The one-minute drawing challenge is a great way to encourage both kids and adults to draw from life. This challenge works great on its own or as a warm-up before starting a longer drawing. 

Before you start, your little one will need to select their subject to draw: a favourite toy works great. The challenge works best at a table, where the toy is roughly at eye-level.  

Now the stage is set, it’s time to learn the rules: you’ve got to keep looking at the object the whole time while you draw it. That means no looking down at your paper until you finish drawing! Artists call this technique ‘blind contour drawing’. The final drawing won’t be perfect, but it will be a fun, lively and loose drawing in response to what you see.

Take it in turns to draw, while one person stays in charge of the timer (and catches out anyone peeking at their paper before the minute is up!) You can repeat this challenge a few times by drawing the toy at different angles. For a bonus round, have a go at to drawing each other’s portraits using this technique 


Windowsill Silhouettes


When we’re home all day, everyday life can start to seem a little boring, especially for kids! This drawing exercise is all about taking something ordinary and looking at it again with fresh eyes. As much as the drawing itself will be important, this exercise is really about learning to see things in a different way. Silhouette drawings encourage us to pay attention to light, shadow and overall shapes of objects. Below are some tips on how to create a simple still life that children can follow along with. 

  • First, you’ll need to pick 2-3 objects in the house. Go for objects that have distinct and interesting shapes – plants, toys and kitchen utensils all make great subjects.

  • Next, you’ll need to arrange your objects in a row on a windowsill. The light shining through the window will help to reveal the overall shapes of the objects, making it the perfect lighting for drawing silhouettes! 

  • Set yourself up so that you’re directly opposite the window. When you’re ready to draw, start with drawing a horizontal line for windowsill, then let your pencil travel around the outside edges of your objects. You’re looking for that boundary between the edge of the object and the light coming through the window. Keep going around the edges of the objects until all the silhouettes are captured. 

  • Finally, fill in the body of the objects with shading so that you create a nice contrast between the light coming through the window and the dark of the objects. And there you have it – a still life in silhouette! 

Memory Drawing


This drawing exercise is all about drawing from memory and works especially well as a greetings card to send to a loved one. 

  • Create a blank card by folding a piece of thick paper or card in half. Make sure you have an envelope of a corresponding size for posting off the finished piece. 
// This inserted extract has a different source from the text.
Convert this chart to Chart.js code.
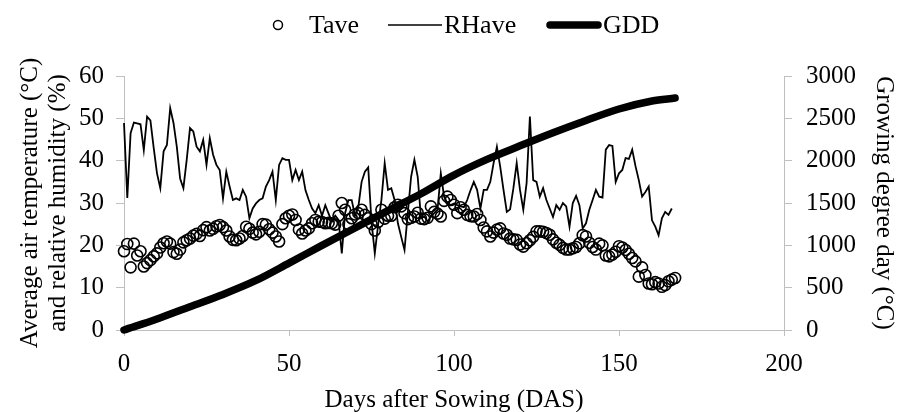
<!DOCTYPE html>
<html>
<head>
<meta charset="utf-8">
<script src="https://cdn.jsdelivr.net/npm/chart.js@4.4.0/dist/chart.umd.min.js"></script>
<style>
  html, body { margin: 0; padding: 0; background: #fff; }
  #chart { display: block; }
</style>
</head>
<body>
<canvas id="chart" width="898" height="412"></canvas>
<script>
// daily average air temperature, day 0 .. 167
const taveValues = [
  18.6, 20.3, 14.8, 20.4, 17.6, 18.6, 15.0, 15.8, 16.5, 17.4,
  18.1, 19.5, 20.5, 20.9, 20.4, 18.4, 18.0, 19.0, 20.7, 21.2,
  21.6, 22.3, 22.7, 22.2, 23.6, 24.3, 23.5, 23.9, 24.5, 24.8,
  24.3, 23.5, 22.1, 21.3, 21.2, 21.6, 22.2, 24.4, 23.9, 23.0,
  22.6, 23.2, 25.0, 24.9, 23.8, 23.0, 22.1, 20.9, 25.0, 26.4,
  27.0, 27.3, 26.0, 23.7, 22.8, 23.5, 24.0, 25.2, 26.0, 25.6,
  25.5, 25.2, 25.3, 25.2, 24.9, 27.0, 30.0, 28.4, 25.0, 26.4,
  27.3, 27.6, 28.4, 27.2, 26.4, 25.0, 23.5, 25.5, 28.4, 26.3,
  27.0, 27.0, 29.0, 29.6, 29.2, 27.6, 26.2, 26.5, 26.8, 27.7,
  26.3, 26.2, 26.5, 29.2, 27.9, 27.5, 26.8, 30.5, 31.5, 30.7,
  29.6, 27.6, 29.0, 28.4, 27.2, 26.9, 26.8, 27.4, 26.0, 24.2,
  23.3, 22.1, 23.0, 23.7, 24.0, 22.8, 22.5, 21.6, 21.4, 21.3,
  20.2, 19.7, 20.5, 21.2, 22.0, 23.3, 23.3, 23.2, 22.9, 22.5,
  21.4, 20.6, 20.1, 19.4, 19.0, 19.0, 19.3, 19.6, 20.5, 22.4,
  22.1, 20.6, 19.6, 19.0, 20.4, 20.0, 17.6, 17.4, 17.8, 18.5,
  19.8, 19.5, 18.9, 18.0, 17.0, 16.2, 12.6, 14.8, 13.0, 11.0,
  10.8, 11.3, 11.0, 10.2, 10.6, 11.5, 11.9, 12.3
];

// daily average relative humidity, day 0 .. 166
const rhValues = [
  48.9, 31.2, 46.5, 49.0, 48.8, 48.6, 42.5, 50.4, 49.5, 43.0,
  37.0, 33.5, 42.2, 43.7, 52.4, 48.9, 43.3, 35.8, 33.5, 40.2,
  47.7, 46.9, 43.3, 42.2, 44.9, 39.0, 45.3, 41.4, 39.0, 37.8,
  31.1, 37.4, 33.9, 30.7, 31.1, 30.7, 33.1, 31.5, 26.4, 28.7,
  29.9, 30.7, 31.1, 33.9, 35.4, 37.4, 30.7, 39.0, 40.6, 40.2,
  40.2, 35.4, 37.8, 35.4, 37.4, 33.0, 30.7, 28.7, 27.6, 29.5,
  27.0, 29.5, 27.5, 25.6, 27.0, 26.0, 18.1, 27.6, 30.7, 30.7,
  27.0, 29.0, 35.0, 37.4, 38.4, 25.6, 18.1, 24.8, 30.7, 39.4,
  33.1, 33.5, 30.7, 25.2, 22.0, 18.9, 27.6, 36.2, 40.2, 36.2,
  26.4, 26.8, 25.6, 26.8, 27.6, 28.4, 37.0, 31.5, 29.9, 29.5,
  29.9, 29.5, 29.2, 29.0, 30.7, 33.0, 35.0, 33.1, 28.7, 33.1,
  33.1, 35.0, 39.4, 43.3, 38.6, 33.1, 27.9, 28.5, 33.5, 39.4,
  33.1, 28.4, 34.7, 50.4, 35.4, 35.0, 31.5, 33.5, 30.7, 28.7,
  26.7, 29.5, 28.4, 30.0, 29.2, 24.4, 30.0, 31.7, 29.5, 24.0,
  25.2, 28.4, 30.7, 33.1, 31.5, 31.3, 42.6, 43.7, 43.5, 35.0,
  37.0, 37.8, 40.6, 40.4, 42.6, 38.7, 35.4, 31.5, 32.6, 33.9,
  25.9, 24.4, 22.4, 26.4, 27.9, 27.2, 28.7
];

// cumulative growing degree days, read every 10 days
const gddDays = [0, 10, 20, 30, 40, 50, 60, 70, 80, 90, 100, 110, 120, 130, 140, 150, 160, 167];
const gddValues = [0, 130, 275, 420, 585, 790, 1000, 1205, 1410, 1610, 1830, 2015, 2175, 2330, 2475, 2610, 2705, 2740];

const FONT = "'Liberation Serif', 'Times New Roman', serif";
const AXIS_GREY = "#bfbfbf";

const taveData = taveValues.map((v, i) => ({ x: i, y: v }));
const rhData = rhValues.map((v, i) => ({ x: i, y: v }));
const gddData = gddDays.map((d, i) => ({ x: d, y: gddValues[i] }));

// legend drawn by hand so each entry can keep its own marker shape
const legendPlugin = {
  id: "legendRow",
  afterDraw(chart) {
    const ctx = chart.ctx;
    const ds = chart.data.datasets;
    const base = 33;
    ctx.save();
    ctx.fillStyle = "#000";
    ctx.strokeStyle = "#000";
    ctx.font = "26px " + FONT;
    ctx.textBaseline = "alphabetic";

    ctx.beginPath();
    ctx.lineWidth = 1.5;
    ctx.arc(278, 25, 4.5, 0, Math.PI * 2);
    ctx.stroke();
    ctx.fillText(ds[0].label, 309, base);

    ctx.beginPath();
    ctx.lineWidth = 1.5;
    ctx.moveTo(388, 25);
    ctx.lineTo(442, 25);
    ctx.stroke();
    ctx.fillText(ds[1].label, 444, base);

    ctx.beginPath();
    ctx.lineWidth = 7.5;
    ctx.lineCap = "round";
    ctx.moveTo(550, 25);
    ctx.lineTo(598, 25);
    ctx.stroke();
    ctx.fillText(ds[2].label, 603, base);
    ctx.restore();
  }
};

function gridOpts(len) {
  return {
    display: true,
    drawOnChartArea: false,
    drawTicks: true,
    tickLength: len,
    color: AXIS_GREY
  };
}

const plainNumber = (v) => String(v);

new Chart(document.getElementById("chart"), {
  type: "line",
  data: {
    datasets: [
      {
        label: "Tave",
        data: taveData,
        yAxisID: "y",
        showLine: false,
        pointStyle: "circle",
        pointRadius: 5.5,
        pointBorderWidth: 1.6,
        pointBorderColor: "#000",
        pointBackgroundColor: "rgba(0,0,0,0)",
        borderColor: "#000",
        clip: false,
        order: 2
      },
      {
        label: "RHave",
        data: rhData,
        yAxisID: "y",
        borderColor: "#000",
        borderWidth: 1.8,
        pointRadius: 0,
        tension: 0,
        clip: false,
        order: 1
      },
      {
        label: "GDD",
        data: gddData,
        yAxisID: "y1",
        borderColor: "#000",
        borderWidth: 7.5,
        borderCapStyle: "round",
        pointRadius: 0,
        cubicInterpolationMode: "monotone",
        clip: false,
        order: 0
      }
    ]
  },
  options: {
    responsive: false,
    animation: false,
    devicePixelRatio: 1,
    layout: { padding: { top: 76, left: 0, right: 0, bottom: 0 } },
    plugins: {
      legend: { display: false },
      tooltip: { enabled: false }
    },
    scales: {
      x: {
        type: "linear",
        min: 0,
        max: 200,
        ticks: { stepSize: 50, color: "#000", font: { family: FONT, size: 25 }, padding: 13, callback: plainNumber },
        grid: gridOpts(6),
        border: { color: AXIS_GREY, width: 1 },
        title: {
          display: true,
          text: "Days after Sowing (DAS)",
          color: "#000",
          font: { family: FONT, size: 25, lineHeight: 0.9 },
          padding: { top: 0, bottom: 0 }
        },
        afterFit(scale) { scale.height = 82; }
      },
      y: {
        position: "left",
        min: 0,
        max: 60,
        ticks: { stepSize: 10, color: "#000", font: { family: FONT, size: 25 }, padding: 12, callback: plainNumber },
        grid: gridOpts(8),
        border: { color: AXIS_GREY, width: 1 },
        title: {
          display: true,
          text: ["Average air temperature (\u00B0C)", "and relative humidity (%)"],
          color: "#000",
          font: { family: FONT, size: 25, lineHeight: 1.1 },
          padding: { top: 17, bottom: 0 }
        },
        afterFit(scale) { scale.width = 124; }
      },
      y1: {
        position: "right",
        min: 0,
        max: 3000,
        ticks: { stepSize: 500, color: "#000", font: { family: FONT, size: 25 }, padding: 14, callback: plainNumber },
        grid: gridOpts(8),
        border: { color: AXIS_GREY, width: 1 },
        title: {
          display: true,
          text: "Growing degree day (\u00B0C)",
          color: "#000",
          font: { family: FONT, size: 25, lineHeight: 1.1 },
          padding: { top: 1, bottom: 0 }
        },
        afterFit(scale) { scale.width = 114; }
      }
    }
  },
  plugins: [legendPlugin]
});
</script>
</body>
</html>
  • Now it’s time to draw! Ask the child to pick a fond memory and create a picture which tells the story. There are no rules for this exercise, just have fun with it! This might also be a nice time to look through old family photos together for inspiration. 

  • Once the picture is made on the front, all that’s left is to write a message inside the card and post it off.

Sensory Drawing



This drawing challenge is all about using drawing in response to an experience. You’ll need a timer, some drawing materials and a bowl of objects with interesting sensory qualities, such as fruit. You’ll be taking it in turns to draw with your eyes closed, so you may want to fashion some kind of blindfold. 

  • Start by setting the child up to start drawing, and get them to either wear a blindfold or just close their eyes. The key here is that we want to tune into our other senses – in this case, touch.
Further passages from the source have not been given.